Sean McGee is the Chief of Police at the University of Alaska, Fairbanks. His history at the school extends over nearly three decades. He began as a student in 1985. “In 85 it was not uncommon to see people cleaning their guns in the parking lots or things like that," he says. "You just don’t see that kind of thing taking place in this day and age as often.”
30 years ago, that kind of activity wasn’t illegal. In fact, it still isn’t. Guns are allowed on the UAF campus as long as they are locked in a vehicle or secured in storage at the University Police Department. In 1995, the UA Board of Regents established a policy that does not allow anyone to carry concealed guns, knives and explosives on to University property, inside University buildings and classrooms off campus or at University sanctioned events. But Chief McGee says Alaska’s conceal and carry laws may keep him from enforcing that policy. “As the police chief and as a resident here in the state of Alaska, I think there’s probably a greater number of firearms on campus than any of us really know about. It’s just that these people aren’t using their firearms to commit criminal acts,” admits McGee.
On December eighth, 63 year-old Tschon Ombadykow walked into the library with a gun and shot himself in a fifth-floor study room. It’s the second gun-related death on campus in 20 years. In 1993, 20-year old student Sophie Sergie was shot to death in Bartlett Hall. Her murder remains unsolved. Since 2009, three violations of the University’s gun policy have resulted in disciplinary action by the administration.
Don Foley is the Dean of Students and the Associate Vice Chancellor for Student Life at UAF. “Short of having some sort of airport-like TSA set up for every single building on campus," he says, "there’s no real way to ensure that someone is not carrying something in a backpack, concealed on them.”
In April of 2010, journalism student George Hines organized a protest on the University of Alaska campus in Anchorage. He argued that the Board of Regents’ policy violated his second amendment right. When discussions between the Board and Hines broke down, he and 20 other students gathered on the Anchorage campus, weapons in hand.

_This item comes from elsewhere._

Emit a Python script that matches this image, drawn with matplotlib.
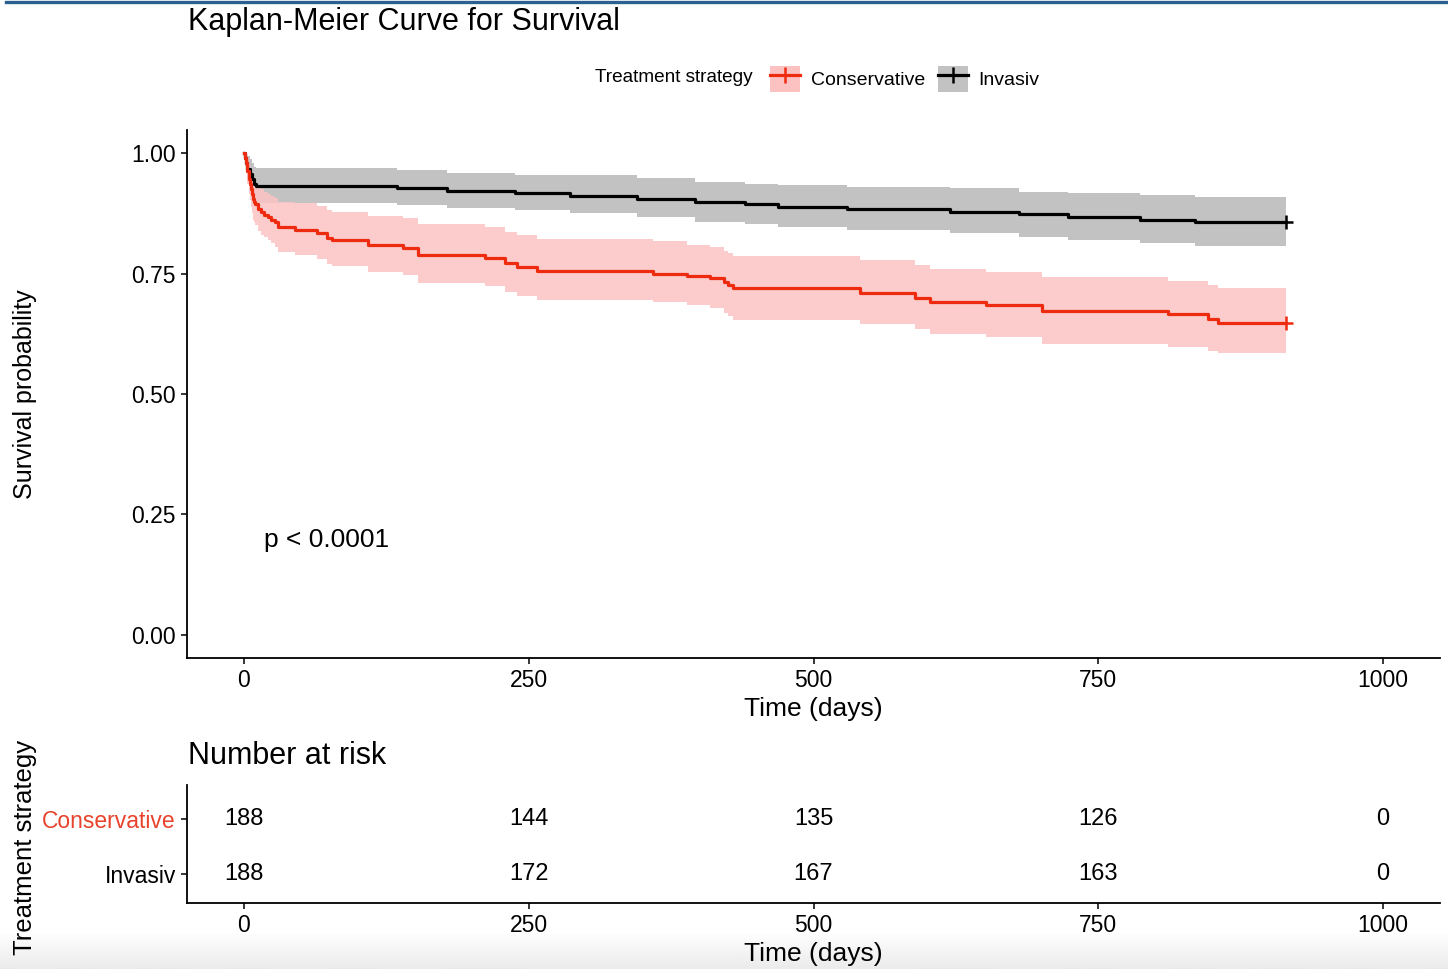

University police escorted the group off campus shortly thereafter.
Hines threatened to take the University to court over the issue, but three years later, he has yet to file suit.

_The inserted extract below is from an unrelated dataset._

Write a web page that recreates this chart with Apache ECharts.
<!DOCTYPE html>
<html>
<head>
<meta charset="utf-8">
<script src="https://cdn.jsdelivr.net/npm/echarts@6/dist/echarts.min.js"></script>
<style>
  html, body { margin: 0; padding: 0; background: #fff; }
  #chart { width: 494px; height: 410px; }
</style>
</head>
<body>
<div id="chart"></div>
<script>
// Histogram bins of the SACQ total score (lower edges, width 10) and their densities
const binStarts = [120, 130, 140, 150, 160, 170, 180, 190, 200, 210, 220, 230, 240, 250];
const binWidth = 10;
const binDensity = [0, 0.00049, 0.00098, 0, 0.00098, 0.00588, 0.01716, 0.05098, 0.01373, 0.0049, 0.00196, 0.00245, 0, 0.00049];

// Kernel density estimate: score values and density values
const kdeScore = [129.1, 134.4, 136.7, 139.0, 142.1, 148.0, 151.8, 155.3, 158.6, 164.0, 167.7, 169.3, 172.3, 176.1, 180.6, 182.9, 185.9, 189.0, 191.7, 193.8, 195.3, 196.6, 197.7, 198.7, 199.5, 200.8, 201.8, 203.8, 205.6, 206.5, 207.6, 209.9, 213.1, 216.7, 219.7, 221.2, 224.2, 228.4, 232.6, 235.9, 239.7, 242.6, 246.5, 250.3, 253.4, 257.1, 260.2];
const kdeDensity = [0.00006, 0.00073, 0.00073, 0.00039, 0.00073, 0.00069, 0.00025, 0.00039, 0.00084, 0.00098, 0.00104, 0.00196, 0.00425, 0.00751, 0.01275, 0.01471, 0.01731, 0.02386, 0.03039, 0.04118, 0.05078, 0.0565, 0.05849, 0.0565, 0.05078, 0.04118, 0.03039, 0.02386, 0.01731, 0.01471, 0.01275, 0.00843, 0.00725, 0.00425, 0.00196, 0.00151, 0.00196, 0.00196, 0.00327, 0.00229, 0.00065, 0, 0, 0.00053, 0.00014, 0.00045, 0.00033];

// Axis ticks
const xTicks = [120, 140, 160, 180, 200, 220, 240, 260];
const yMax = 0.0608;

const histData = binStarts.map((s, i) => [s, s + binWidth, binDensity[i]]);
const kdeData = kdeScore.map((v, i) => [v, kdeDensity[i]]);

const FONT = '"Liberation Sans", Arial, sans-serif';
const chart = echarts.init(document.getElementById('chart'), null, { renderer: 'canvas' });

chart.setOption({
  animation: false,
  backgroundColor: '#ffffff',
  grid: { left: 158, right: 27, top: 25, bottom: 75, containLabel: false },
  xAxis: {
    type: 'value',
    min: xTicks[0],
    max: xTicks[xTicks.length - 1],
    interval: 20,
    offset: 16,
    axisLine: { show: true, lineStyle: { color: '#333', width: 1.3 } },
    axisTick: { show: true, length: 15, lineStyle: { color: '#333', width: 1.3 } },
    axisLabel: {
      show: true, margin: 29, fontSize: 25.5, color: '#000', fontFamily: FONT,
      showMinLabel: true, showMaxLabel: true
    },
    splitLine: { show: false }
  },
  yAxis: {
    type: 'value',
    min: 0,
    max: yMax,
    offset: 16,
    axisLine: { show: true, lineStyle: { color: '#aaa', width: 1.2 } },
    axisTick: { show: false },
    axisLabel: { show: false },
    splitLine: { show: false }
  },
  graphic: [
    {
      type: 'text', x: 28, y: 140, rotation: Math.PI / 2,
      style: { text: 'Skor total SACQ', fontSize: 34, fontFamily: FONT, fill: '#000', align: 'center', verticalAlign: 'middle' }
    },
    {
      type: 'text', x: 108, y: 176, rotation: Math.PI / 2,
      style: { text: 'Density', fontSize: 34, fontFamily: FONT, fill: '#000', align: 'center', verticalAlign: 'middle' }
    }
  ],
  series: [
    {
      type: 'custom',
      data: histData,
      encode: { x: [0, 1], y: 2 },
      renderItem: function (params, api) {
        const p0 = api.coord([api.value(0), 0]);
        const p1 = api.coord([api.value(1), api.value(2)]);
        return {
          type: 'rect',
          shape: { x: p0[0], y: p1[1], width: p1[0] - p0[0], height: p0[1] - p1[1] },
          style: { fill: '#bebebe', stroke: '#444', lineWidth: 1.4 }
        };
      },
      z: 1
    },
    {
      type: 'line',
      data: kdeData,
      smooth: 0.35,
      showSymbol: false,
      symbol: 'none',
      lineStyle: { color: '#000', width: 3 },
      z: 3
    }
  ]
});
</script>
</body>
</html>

Spokeswoman Kate Waddum says if someone did bring a case against the University system regarding the weapons policy, it would be a difficult one to argue. “The University of Alaska Board of Regents has a gun policy for our campuses and that policy doesn’t violate the second amendment and doesn’t break state law," explains Waddum.

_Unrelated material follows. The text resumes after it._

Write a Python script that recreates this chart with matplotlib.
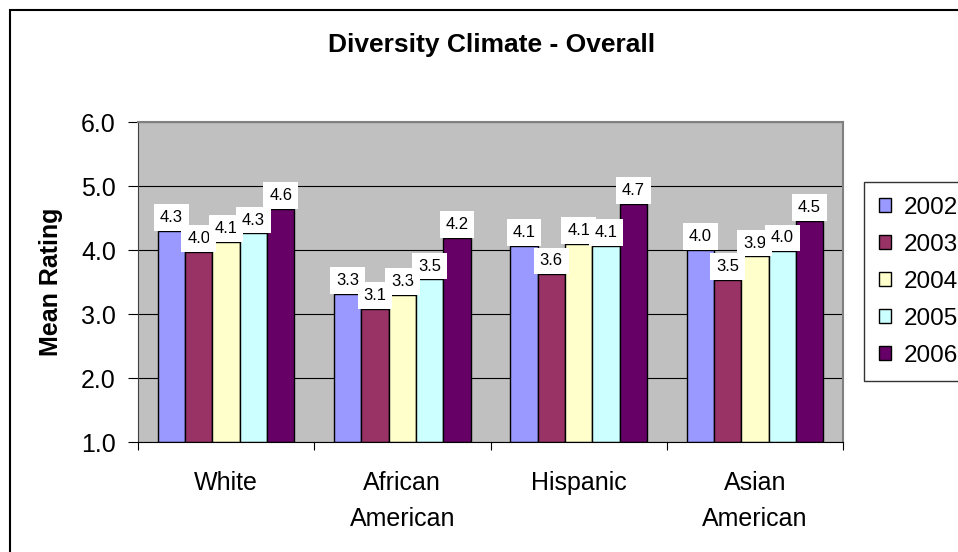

Last March, Colorado’s State Supreme Court ruled to allow students to carry weapons on university campuses. A similar ruling in 2011, allowed weapons on campuses in the state of Oregon. Mississippi, Wisconsin and Utah also allow weapons at post-secondary educational institutions.
It’s unclear if the cases in Colorado and Oregon set a precedent for policies like the University of Alaska’s, but Alaska statute also gives the Board of Regents’ the authority to govern its premises.
UAF Dean Don Foley says when he speaks with parents during orientation each fall, he tries to guarantee them that their kids will be safe. “But then, I can’t guarantee my safety walking across the parking lot either," he says. "However, what I can guarantee is that we are all making our best efforts to coordinate information and make sure that we are doing what we can to see that students have a safe place to study, that faculty and staff has a safe place to work and that the community has a safe place to come and make use of the university facilities," says Foley.
He and Police Chief Sean McGee are part of a behavioral intervention team. Together they address areas and individuals of concern. Foley says his challenge now is to convince people to come forward with concerns and take advantage of university resources. “I probably heard two or three people come to me and express concerns with the library incident," he says. "I think most people just scan beyond it, I’m not sure that’s the best thing either.”
Foley says the incident in the library and the recent shooting at Sandy Hook Elementary School in Connecticut did prompt some discussion among University administration but there are no plans to change the campus weapons policy.